Вскоре после окончания работы над музыкой к фильму «Александр Невский», первые показы которого состоялись 2 декабря 1938 года, Прокофьев подготовил к исполнению другую вещь в большой форме, над которой трудился с 1934 года, — Концерт для виолончели с оркестром.

Концерт был начат под нажимом со стороны Григория Пятигорского: первые наброски — вступительная часть и тема второй — сделаны ещё в Париже. Крупнейший из русских виолончелистов, да и, пожалуй, самый значительный виолончелист мира в 1930—1940-е годы, Пятигорский жил с начала 1920-х годов за границей. Долгие годы он, как и Прокофьев, имел беженский нансеновский паспорт и только в 1942 году сменил его на американское подданство. Слава Пятигорского была настолько велика, что его родной — младший — брат Александр (1910–1987), оставшийся в СССР и преподававший в 1936–1941 годах в Московской консерватории, сменил свою фамилию на Стогорский, только для того, чтобы не быть ещё одним «виолончелистом Пятигорским». В любом случае сто гор больше, чем пять. Практически не было ни одного крупного композитора, кто бы не брался в эти годы за концертную композицию для виолончели, не рассчитывая на то, чтобы услышать её в исполнении самого Пятигорского. Прокофьев не был исключением. Пятигорский вручил Прокофьеву в качестве образца правильного письма кое-что из стандартного концертного репертуара, на что композитор с привычной резкостью заявил, что «такую музыку нельзя держать в доме», потому что она «воняет». Тем не менее и концерт самого Прокофьева был далеко не совершенен. Больше всего, по мнению Пятигорского, проблем было с шероховатым письмом для инструмента и «сверхдлинной и переразвитой темой с вариациями в финале». Его мнение в конце 1945 года передал Прокофьеву в посланном из Нью-Йорка письме Дукельский. В качестве противовеса малоудачному финалу Дукельский называл «превосходную первую часть — одну из самых вдохновенных у тебя, — интересную и тут же располагающую к себе вторую», добавляя при этом «Пятигорский тоже так думает». Пятигорский смотрел на недостатки и достоинства концерта с точки зрения виртуоза-исполнителя: именно он первым сыграл в 1940 году произведение перед американской публикой.
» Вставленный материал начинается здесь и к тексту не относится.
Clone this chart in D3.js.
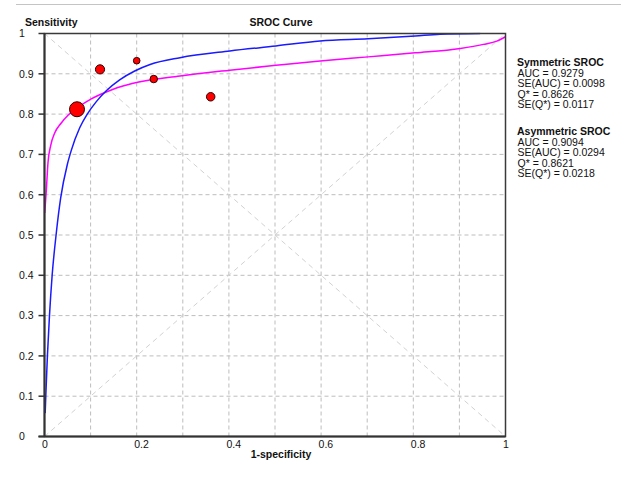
<!DOCTYPE html>
<html>
<head>
<meta charset="utf-8">
<script src="https://cdn.jsdelivr.net/npm/d3@7"></script>
<style>
  body { margin: 0; background: #fff; }
  text { font-family: "Liberation Sans", Arial, sans-serif; fill: #111; }
</style>
</head>
<body>
<script>
// study points (1-specificity, sensitivity) and relative weight
const fpr = [0.0705, 0.1204, 0.2, 0.237, 0.3605];
const sens = [0.812, 0.911, 0.9325, 0.887, 0.843];
const weight = [56, 21, 11, 14, 18];

// symmetric SROC curve
const symX = [0.0015, 0.0028, 0.0063, 0.0108, 0.0166, 0.0256, 0.0351, 0.0495, 0.0581, 0.0764, 0.0928, 0.1124, 0.134, 0.163, 0.1957, 0.229, 0.294, 0.402, 0.502, 0.598, 0.702, 0.804, 0.858, 0.945];
const symY = [0.058, 0.1, 0.2, 0.3, 0.4, 0.505, 0.592, 0.675, 0.71, 0.766, 0.8, 0.831, 0.858, 0.885, 0.907, 0.923, 0.94, 0.9566, 0.969, 0.9814, 0.987, 0.9938, 0.998, 1.0];

// asymmetric SROC curve
const asymX = [0.0005, 0.0039, 0.0076, 0.0134, 0.0221, 0.0364, 0.051, 0.0727, 0.1015, 0.134, 0.159, 0.19, 0.294, 0.402, 0.502, 0.598, 0.702, 0.804, 0.902, 0.952, 0.981, 1.0];
const asymY = [0.555, 0.61, 0.68, 0.722, 0.753, 0.778, 0.797, 0.817, 0.838, 0.855, 0.866, 0.876, 0.8945, 0.909, 0.921, 0.932, 0.942, 0.952, 0.963, 0.973, 0.981, 0.992];

const xTicks = [0, 0.2, 0.4, 0.6, 0.8, 1];
const yTicks = [0, 0.1, 0.2, 0.3, 0.4, 0.5, 0.6, 0.7, 0.8, 0.9, 1];
const gridVals = [0.1, 0.2, 0.3, 0.4, 0.5, 0.6, 0.7, 0.8, 0.9];

const symStats = ["AUC = 0.9279", "SE(AUC) = 0.0098", "Q* = 0.8626", "SE(Q*) = 0.0117"];
const asymStats = ["AUC = 0.9094", "SE(AUC) = 0.0294", "Q* = 0.8621", "SE(Q*) = 0.0218"];

const W = 628, H = 483;
const m = { left: 44.5, top: 33.5, right: 505.5, bottom: 436.5 };

const svg = d3.select("body").append("svg")
  .attr("width", W)
  .attr("height", H);

svg.append("line")
  .attr("x1", 16).attr("x2", 621).attr("y1", 4.5).attr("y2", 4.5)
  .attr("stroke", "#c4c4c4");

const x = d3.scaleLinear().domain([0, 1]).range([m.left, m.right]);
const y = d3.scaleLinear().domain([0, 1]).range([m.bottom, m.top]);

// grid
const grid = svg.append("g")
  .attr("stroke", "#bdbdbd")
  .attr("stroke-dasharray", "4,3");
grid.selectAll(".gx").data(gridVals).enter().append("line")
  .attr("x1", d => x(d)).attr("x2", d => x(d))
  .attr("y1", m.top).attr("y2", m.bottom);
grid.selectAll(".gy").data(gridVals).enter().append("line")
  .attr("x1", m.left).attr("x2", m.right)
  .attr("y1", d => y(d)).attr("y2", d => y(d));

// diagonals
const diag = svg.append("g")
  .attr("stroke", "#d2d2d2")
  .attr("stroke-dasharray", "5,4");
diag.append("line").attr("x1", x(0)).attr("y1", y(0)).attr("x2", x(1)).attr("y2", y(1));
diag.append("line").attr("x1", x(0)).attr("y1", y(1)).attr("x2", x(1)).attr("y2", y(0));

svg.append("clipPath").attr("id", "clip")
  .append("rect")
  .attr("x", m.left).attr("y", m.top - 1)
  .attr("width", m.right - m.left).attr("height", m.bottom - m.top + 1);

const line = d3.line()
  .x(d => x(d[0]))
  .y(d => y(d[1]))
  .curve(d3.curveMonotoneX);

svg.append("path")
  .datum(asymX.map((v, i) => [v, asymY[i]]))
  .attr("clip-path", "url(#clip)")
  .attr("fill", "none")
  .attr("stroke", "#ff00ff")
  .attr("stroke-width", 1.5)
  .attr("d", line);

svg.append("path")
  .datum(symX.map((v, i) => [v, symY[i]]))
  .attr("clip-path", "url(#clip)")
  .attr("fill", "none")
  .attr("stroke", "#1a1aff")
  .attr("stroke-width", 1.5)
  .attr("d", line);

// frame and axes
svg.append("rect")
  .attr("x", m.left).attr("y", m.top)
  .attr("width", m.right - m.left).attr("height", m.bottom - m.top)
  .attr("fill", "none")
  .attr("stroke", "#3a3a3a")
  .attr("stroke-width", 1.5);

svg.append("line")
  .attr("x1", m.left).attr("x2", m.left).attr("y1", m.top).attr("y2", m.bottom)
  .attr("stroke", "#333").attr("stroke-width", 2);
svg.append("line")
  .attr("x1", m.left - 6).attr("x2", m.right).attr("y1", m.bottom).attr("y2", m.bottom)
  .attr("stroke", "#333").attr("stroke-width", 2);

svg.selectAll(".ytick").data(yTicks).enter().append("line")
  .attr("x1", m.left - 6).attr("x2", m.left)
  .attr("y1", d => y(d)).attr("y2", d => y(d))
  .attr("stroke", "#333").attr("stroke-width", 1.5);

svg.selectAll(".ylab").data(yTicks).enter().append("text")
  .attr("x", 19)
  .attr("y", d => y(d) + 3.8)
  .attr("font-size", "10.5px")
  .text(d => d3.format("~g")(d));

svg.selectAll(".xlab").data(xTicks).enter().append("text")
  .attr("x", d => x(d) - 2.5)
  .attr("y", 447.5)
  .attr("font-size", "10.5px")
  .text(d => d3.format("~g")(d));

// points
const r = d3.scaleSqrt().domain([0, d3.max(weight)]).range([0, 7.5]);
svg.selectAll(".pt").data(fpr).enter().append("circle")
  .attr("cx", d => x(d))
  .attr("cy", (d, i) => y(sens[i]))
  .attr("r", (d, i) => r(weight[i]))
  .attr("fill", "#ff0000")
  .attr("stroke", "#300")
  .attr("stroke-width", 1);

// titles
svg.append("text").attr("x", 25).attr("y", 25.5)
  .attr("font-size", "10.5px").attr("font-weight", "bold").text("Sensitivity");
svg.append("text").attr("x", 281).attr("y", 25.5).attr("text-anchor", "middle")
  .attr("font-size", "10.5px").attr("font-weight", "bold").text("SROC Curve");
svg.append("text").attr("x", 281).attr("y", 458).attr("text-anchor", "middle")
  .attr("font-size", "10.5px").attr("font-weight", "bold").text("1-specificity");

// stats legend
function block(title, lines, top) {
  svg.append("text").attr("x", 517).attr("y", top)
    .attr("font-size", "10.5px").attr("font-weight", "bold").text(title);
  svg.selectAll(null).data(lines).enter().append("text")
    .attr("x", 517.5)
    .attr("y", (d, i) => top + 10.5 * (i + 1))
    .attr("font-size", "10.5px")
    .text(d => d);
}
block("Symmetric SROC", symStats, 66);
block("Asymmetric SROC", asymStats, 135);
</script>
</body>
</html>
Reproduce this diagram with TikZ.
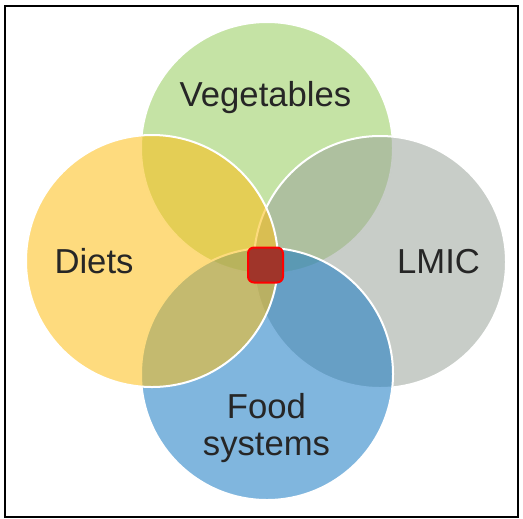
\documentclass[tikz,border=0pt]{standalone}
\usepackage{fontspec}
\setmainfont{Liberation Sans}
\usetikzlibrary{shapes}

\begin{document}
\begin{tikzpicture}[x=0.75pt,y=0.75pt,yscale=-1,xscale=1,
  venn/.style={draw=white, line width=1.5, fill opacity=0.55},
  lbl/.style={inner sep=0.75pt, text={rgb, 255:red, 38; green, 38; blue, 38 }, font=\fontsize{26}{27.75}\selectfont},
  core/.style={rectangle, rounded corners=4.5, minimum size=26.25pt, inner sep=0pt, line width=1.5,
    draw={rgb, 255:red, 255; green, 0; blue, 0 }, fill={rgb, 255:red, 160; green, 53; blue, 42 }}]
\useasboundingbox (0,0) rectangle (523,518);

%Shape: Rectangle [id:dp5518230417] 
\draw  [line width=1.5]  (5,6) rectangle (518,517) ;

%Shape: Circle [id:dp2904716631] 
\draw  [venn, fill={rgb, 255:red, 150; green, 204; blue, 91 }]  (267,148) circle (126) ;
%Shape: Circle [id:dp7310945162] 
\draw  [venn, fill={rgb, 255:red, 155; green, 164; blue, 155 }]  (380,262) circle (126) ;
%Shape: Circle [id:dp0864213557] 
\draw  [venn, fill={rgb, 255:red, 24; green, 122; blue, 195 }]  (267,374) circle (126) ;
%Shape: Circle [id:dp4471928036] 
\draw  [venn, fill={rgb, 255:red, 253; green, 190; blue, 20 }]  (152,261) circle (126) ;

%Shape: Rounded Rect [id:dp1938820045] 
\draw (265.5,265) node [core] (nexus) {};

% Text Node
\draw (265.5,106) node [lbl, anchor=base] (veg) {Vegetables};
% Text Node
\draw (94,273) node [lbl, anchor=base] (diets) {Diets};
% Text Node
\draw (438.5,273) node [lbl, anchor=base] (lmic) {LMIC};
% Text Node
\draw (266.5,428) node [lbl, align=center] (food) {Food\\systems};

\end{tikzpicture}
\end{document}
Прокофьев замечания к сведению принял и в начале 1950-х в корне переработал концерт, превратив его — в сотрудничестве с Мстиславом Ростроповичем — в Концертную симфонию для виолончели с оркестром (1950–1952).

26 ноября 1938 года состоялось первое исполнение Виолончельного концерта, и проходило оно отнюдь не в Бостоне, в Париже или в Мадриде (осаждённом армиями выступивших против республики мятежников), а — впервые для инструментального концерта Прокофьева с дореволюционного времени — в Москве. Солирующая партия была поручена Льву Березовскому, в ту пору концертмейстеру Государственного симфонического оркестра СССР. Исполнение его, разумеется, не могло идти в сравнение со вдохновенно-певучей, интеллектуально сосредоточенной и эмоционально глубокой игрой гениального Пятигорского; порой Березовский просто впадал в неуместную сентиментальность. Аккомпанировавший виолончелисту на репетициях Святослав Рихтер запомнил это очень ясно. Прокофьев старался вести себя сухо и по-деловому (так он поступал всегда, когда бывал чем-то крайне недоволен). Рихтеру показалось, что композитора, «должно быть, раздражали вопросы Березовского». Прокофьеву оставалось только смириться. Пятигорский, побудивший его написать злосчастный концерт, находился за семью морями.